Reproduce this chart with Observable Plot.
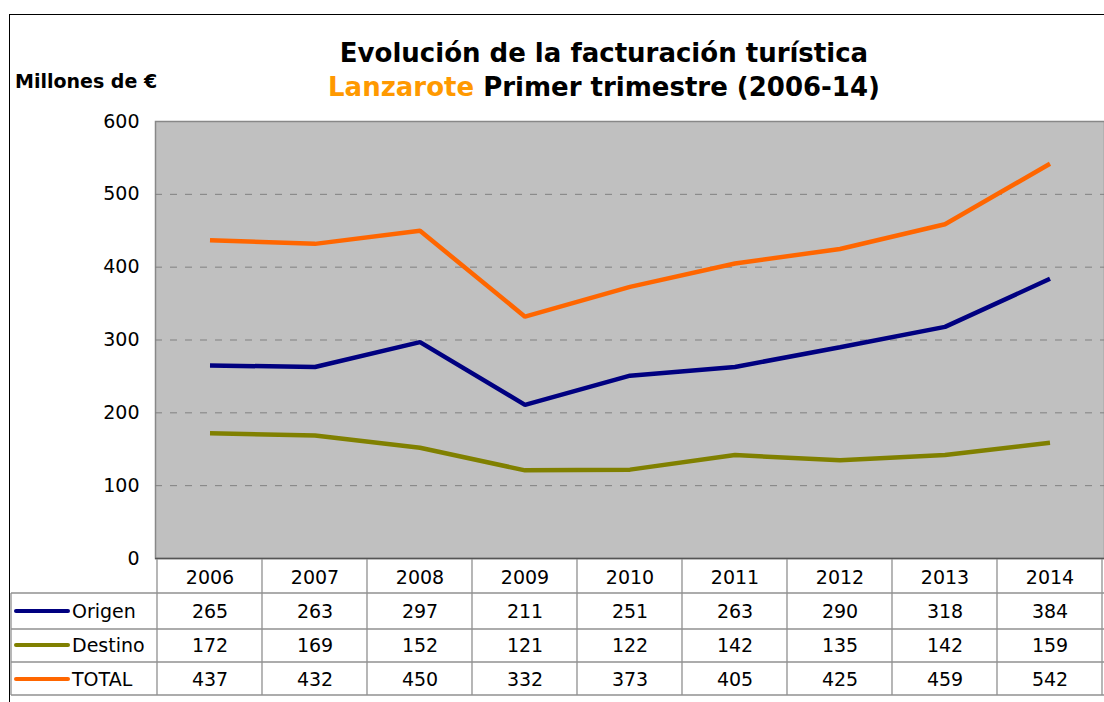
<!DOCTYPE html>
<html><head><meta charset="utf-8">
<script src="https://cdn.jsdelivr.net/npm/d3@7"></script>
<script src="https://cdn.jsdelivr.net/npm/@observablehq/plot@0.6"></script>
<style>
body{margin:0;background:#fff;font-family:"DejaVu Sans",Verdana,sans-serif;}
#wrap{position:relative;width:1104px;height:702px;overflow:hidden;background:#fff;}
#border{position:absolute;left:9px;top:14px;width:1200px;height:800px;border:1px solid #000;}
#chart{position:absolute;left:0;top:0;}
.t{position:absolute;font-weight:bold;white-space:nowrap;color:#000;}
</style></head><body>
<div id="wrap">
<div id="border"></div>
<div id="chart"></div>
<div class="t" style="left:0;width:1208px;text-align:center;top:38px;font-size:26px;line-height:30px;">Evolución de la facturación turística</div>
<div class="t" style="left:0;width:1208px;text-align:center;top:72px;font-size:26px;line-height:30px;"><span style="color:#FF9900">Lanzarote</span> Primer trimestre (2006-14)</div>
<div class="t" style="left:15px;top:70px;font-size:19px;line-height:22px;">Millones de €</div>
</div>
<script>
const years = ["2006","2007","2008","2009","2010","2011","2012","2013","2014"];
const origen = [265,263,297,211,251,263,290,318,384];
const destino = [172,169,152,121,122,142,135,142,159];
const total = [437,432,450,332,373,405,425,459,542];
const seriesNames = ["Origen","Destino","TOTAL"];
const seriesColors = ["#000080","#808000","#FF6600"];
const yTicks = [0,100,200,300,400,500,600];

const seriesValues = [origen, destino, total];
const rows = [];
seriesNames.forEach((s,k)=>years.forEach((yr,i)=>rows.push({series:s, year:yr, value:seriesValues[k][i]})));

const rowDy = [53, 87, 121];

const chart = Plot.plot({
  width: 1104,
  height: 702,
  marginTop: 121,
  marginBottom: 144,
  marginLeft: 155,
  marginRight: 0,
  style: {fontFamily: '"DejaVu Sans", Verdana, sans-serif', fontSize: "19px", background: "transparent", color: "#000", overflow: "visible"},
  x: {type: "band", domain: years, padding: 0, axis: null},
  y: {domain: [0, 600], ticks: yTicks, tickSize: 0, tickPadding: 16, line: true, label: null},
  color: {domain: seriesNames, range: seriesColors},
  marks: [
    Plot.frame({fill: "#c0c0c0", stroke: "#888888", strokeWidth: 1.5}),
    Plot.ruleY(yTicks.filter(v => v > 0 && v < 600), {stroke: "#808080", strokeDasharray: "7,8", strokeWidth: 1}),
    Plot.ruleY([0], {stroke: "#555", strokeWidth: 1.5}),
    Plot.lineY(rows, {x: "year", y: "value", z: "series", stroke: "series", strokeWidth: 4.5, strokeLinejoin: "miter", strokeLinecap: "butt"}),
    Plot.text(years, {x: d => d, text: d => d, frameAnchor: "bottom", lineAnchor: "middle", dy: 19, fontSize: 19, fill: "#000"}),
    ...seriesNames.map((s,k) => Plot.text(rows.filter(r => r.series === s), {x: "year", text: d => String(d.value), frameAnchor: "bottom", lineAnchor: "middle", dy: rowDy[k], fontSize: 19, fill: "#000"}))
  ]
});

document.getElementById("chart").appendChild(chart);

// table grid and legend keys, positioned with Plot's own scales
const xs = chart.scale("x"), ys = chart.scale("y");
const bw = xs.bandwidth;
const y0 = ys.apply(0);
const svg = d3.select(chart);
const g = svg.append("g");
const lineColor = "#909090";
// vertical dividers
const edges = years.map(yr => xs.apply(yr)).concat([xs.apply(years[years.length-1]) + bw]);
edges.forEach(x => g.append("line").attr("x1", x).attr("x2", x).attr("y1", y0 + 1).attr("y2", y0 + 137).attr("stroke", lineColor).attr("stroke-width", 1.3));
// horizontal lines
[35, 71, 104, 137].forEach(dy => g.append("line").attr("x1", 11).attr("x2", 1104).attr("y1", y0 + dy).attr("y2", y0 + dy).attr("stroke", lineColor).attr("stroke-width", 1.3));
// left column edge
g.append("line").attr("x1", 11).attr("x2", 11).attr("y1", y0 + 35).attr("y2", y0 + 137).attr("stroke", lineColor).attr("stroke-width", 1.3);
// legend keys
seriesNames.forEach((s, k) => {
  const yy = y0 + rowDy[k];
  g.append("line").attr("x1", 16).attr("x2", 68).attr("y1", yy).attr("y2", yy).attr("stroke", seriesColors[k]).attr("stroke-width", 4).attr("stroke-linecap", "round");
  g.append("text").attr("x", 72).attr("y", yy).attr("dy", "0.35em").attr("text-anchor", "start").attr("font-size", 19).attr("fill", "#000").text(s);
});
</script>
</body></html>
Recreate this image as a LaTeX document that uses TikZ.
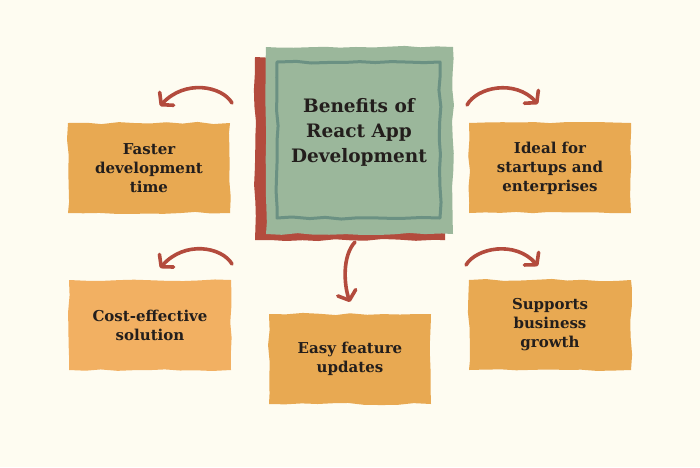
\documentclass[tikz,border=0pt]{standalone}
\usepackage{fontspec}
\setmainfont{DejaVu Serif}
\usetikzlibrary{decorations.pathmorphing,arrows.meta}
\definecolor{cream}{HTML}{FEFCF1}
\definecolor{sage}{HTML}{9BB79B}
\definecolor{sagedark}{HTML}{6B9183}
\definecolor{brick}{HTML}{B34B3D}
\definecolor{amber}{HTML}{E8A952}
\definecolor{amberlight}{HTML}{F2B062}
\definecolor{ink}{HTML}{231E1C}

\begin{document}
\begin{tikzpicture}[x=1pt,y=-1pt,>={Straight Barb[length=8pt,width=19pt,round]},
    wobbly/.style={decorate,decoration={random steps,segment length=16pt,amplitude=1.1pt},line join=round},
    box/.style={wobbly,fill=amber,minimum width=162pt,minimum height=90pt,align=center,
                text=ink,font=\fontsize{15}{19}\selectfont\bfseries},
    bend arrow/.style={->,brick,line width=3.6pt,line cap=round}]
    \pgfmathsetseed{5}
    \useasboundingbox (0,0) rectangle (700,467);
    \fill[cream] (0,0) rectangle (700,467);
    % centre block
    \node (backing) at (350,148.5) [wobbly,fill=brick,minimum width=190pt,minimum height=183pt] {};
    \node (centre) at (359.5,140.5) [wobbly,fill=sage,minimum width=187pt,minimum height=187pt] {};
    \node (frame) at (358.5,140) [wobbly,draw=sagedark,line width=3pt,minimum width=163pt,minimum height=156pt] {};
    \node (title) at (359,132) [align=center,text=ink,font=\fontsize{18.5}{25}\selectfont\bfseries] {Benefits of\\React App\\Development};
    % benefits
    \node (faster) at (149,168) [box] {Faster\\development\\time};
    \node (ideal)  at (550,168) [box] {Ideal for\\startups and\\enterprises};
    \node (cost)   at (150,325) [box,fill=amberlight] {Cost-effective\\solution};
    \node (growth) at (550,325) [box] {Supports\\business\\growth};
    \node (easy)   at (350,359) [box] {Easy feature\\updates};
    % arrows
    \coordinate (fasterfrom) at (232,103);  \coordinate (fasterto) at (160,106);
    \coordinate (idealfrom)  at (467,105);  \coordinate (idealto)  at (538,104);
    \coordinate (costfrom)   at (232,264);  \coordinate (costto)   at (160,268);
    \coordinate (growthfrom) at (466,265);  \coordinate (growthto) at (538,266);
    \coordinate (easyfrom)   at (355,242);  \coordinate (easyto)   at (350,302);
    \draw[bend arrow] (fasterfrom) .. controls (222,86) and (185,79) .. (fasterto);
    \draw[bend arrow] (idealfrom) .. controls (477,87) and (515,79) .. (idealto);
    \draw[bend arrow] (costfrom) .. controls (222,247) and (185,240) .. (costto);
    \draw[bend arrow] (growthfrom) .. controls (476,248) and (515,240) .. (growthto);
    \draw[bend arrow] (easyfrom) .. controls (342,256) and (344,285) .. (easyto);
\end{tikzpicture}
\end{document}
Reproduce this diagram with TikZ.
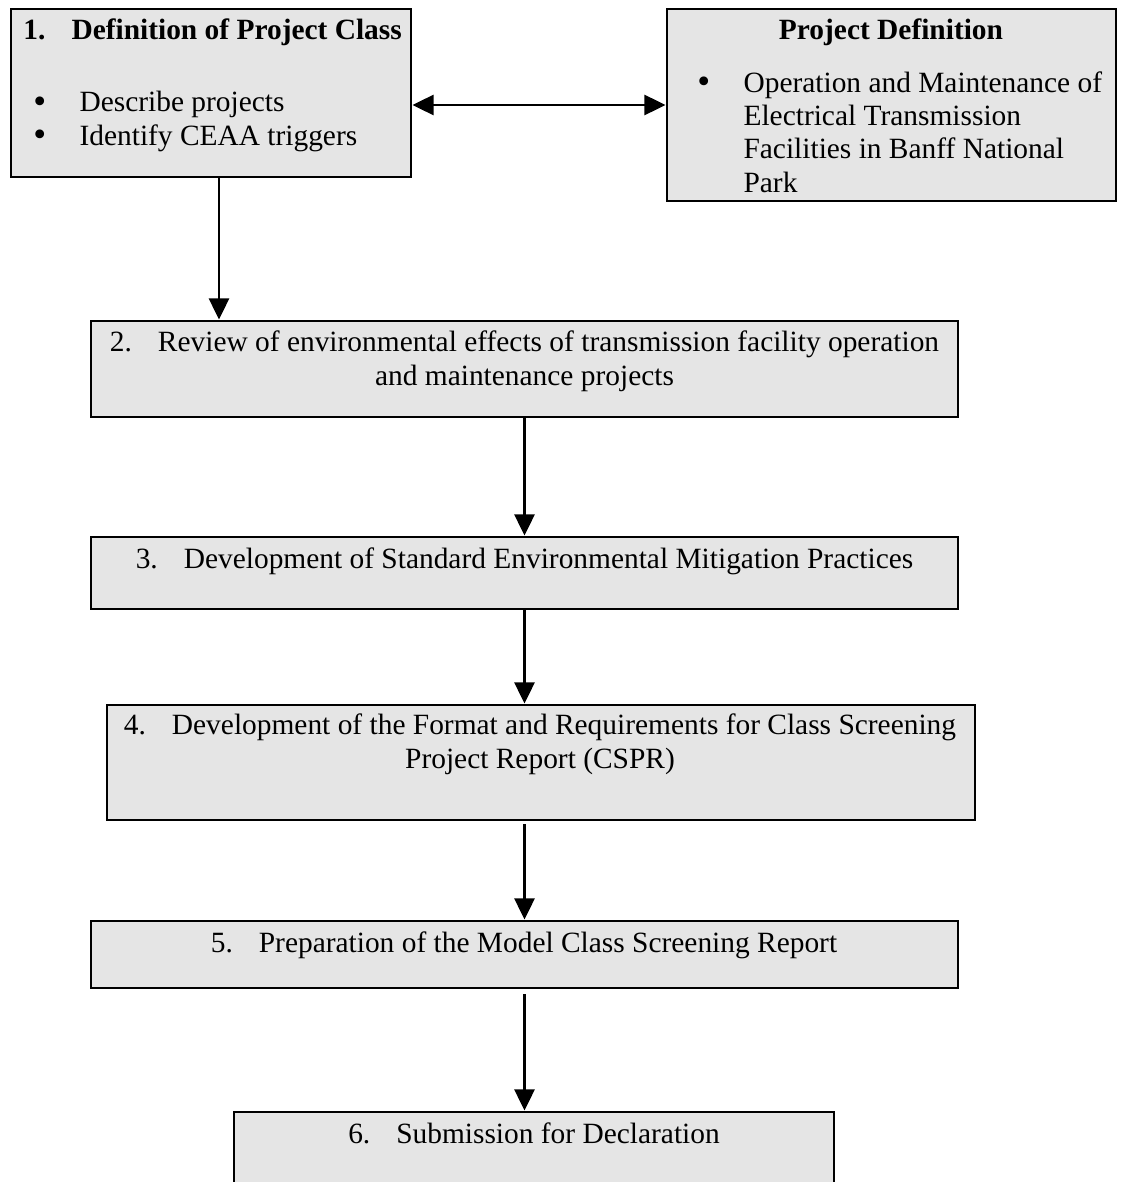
\documentclass[tikz,border=0pt]{standalone}
\usepackage{fontspec}
\setmainfont{Liberation Serif}
\usepackage{tikz}
\usetikzlibrary{calc}
\usetikzlibrary{arrows.meta}
\definecolor{boxgray}{RGB}{229,229,229}
\newcommand{\numlabel}[1]{\makebox[19.6pt][l]{#1.}}
\newcommand{\bitem}{\makebox[18.8pt][l]{\raisebox{-0.6pt}{\fontsize{15pt}{15pt}\selectfont\textbullet}}}

\begin{document}
\begin{tikzpicture}[x=0.408pt,y=-0.408pt,
        font=\fontsize{12pt}{13.6pt}\selectfont,
        box/.style={draw,fill=boxgray,line width=1.2pt,inner sep=0pt},
        txt/.style={inner sep=0pt,anchor=base},
        flow/.style={line width=0.9pt,>={Triangle[length=8.6pt,width=8.2pt]}}]
        \useasboundingbox (0,0) rectangle (1120,1182);
        % Boxes of the steps
        \node (box1) [box,minimum width=400*0.408pt,minimum height=168*0.408pt] at (211,93) {};
        \node (boxpd) [box,minimum width=449*0.408pt,minimum height=192*0.408pt] at (891.5,105) {};
        \node (box2) [box,minimum width=867*0.408pt,minimum height=96*0.408pt] at (524.5,369) {};
        \node (box3) [box,minimum width=867*0.408pt,minimum height=72*0.408pt] at (524.5,573) {};
        \node (box4) [box,minimum width=868*0.408pt,minimum height=115*0.408pt] at (541,762.5) {};
        \node (box5) [box,minimum width=867*0.408pt,minimum height=67*0.408pt] at (524.5,954.5) {};
        \node (box6) [box,minimum width=600*0.408pt,minimum height=98*0.408pt] at (534,1161) {}; % runs off the page
        % Texts of the boxes (base = baseline of the last line)
        \node (t1) [txt,anchor=base west] at (23,39) {\textbf{\numlabel{1}Definition of Project Class}};
        \node (l1) [txt,anchor=base west,align=left] at (33,145) {\bitem Describe projects\\\bitem Identify CEAA triggers};
        \node (tpd) [txt] at (891,39) {\textbf{Project Definition}};
        \node (lpd) [txt,anchor=base west,align=left] at (697,192) {\bitem Operation and Maintenance of\\
            \hspace*{18.8pt}Electrical Transmission\\\hspace*{18.8pt}Facilities in Banff National\\\hspace*{18.8pt}Park};
        \node (t2) [txt,align=center] at (524.5,385) {\numlabel{2}Review of environmental effects of transmission facility operation\\and maintenance projects};
        \node (t3) [txt] at (524.5,568) {\numlabel{3}Development of Standard Environmental Mitigation Practices};
        \node (t4) [txt,align=center] at (540,768) {\numlabel{4}Development of the Format and Requirements for Class Screening\\Project Report (CSPR)};
        \node (t5) [txt] at (524,952) {\numlabel{5}Preparation of the Model Class Screening Report};
        \node (t6) [txt] at (534,1143) {\numlabel{6}Submission for Declaration};
        % Arrows between the boxes
        \draw[flow,<->] (box1.east |- boxpd.west) -- (boxpd.west);
        \draw[flow,->] ($(box1.south)+(8,0)$) -- ($(box1.south |- box2.north)+(8,0)$);
        \draw[flow,->] (box2.south) -- (box2.south |- box3.north);
        \draw[flow,->] (box3.south) -- (box3.south |- box4.north);
        \draw[flow,->,shorten <=1.2pt] (box5.north |- box4.south) -- (box5.north);
        \draw[flow,->,shorten <=2pt] (box5.south) -- (box5.south |- box6.north);
\end{tikzpicture}
\end{document}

□ □ □ □

**Exercise task:** Identify the lines in the entries above that contain "chart", then copy them out.

**Finished exercise:**
Reproduce this chart with Observable Plot.
#chart{position:absolute;left:0;top:0;}
<div id="chart"></div>
const chart = Plot.plot({
document.getElementById("chart").appendChild(chart);
const xs = chart.scale("x"), ys = chart.scale("y");
const svg = d3.select(chart);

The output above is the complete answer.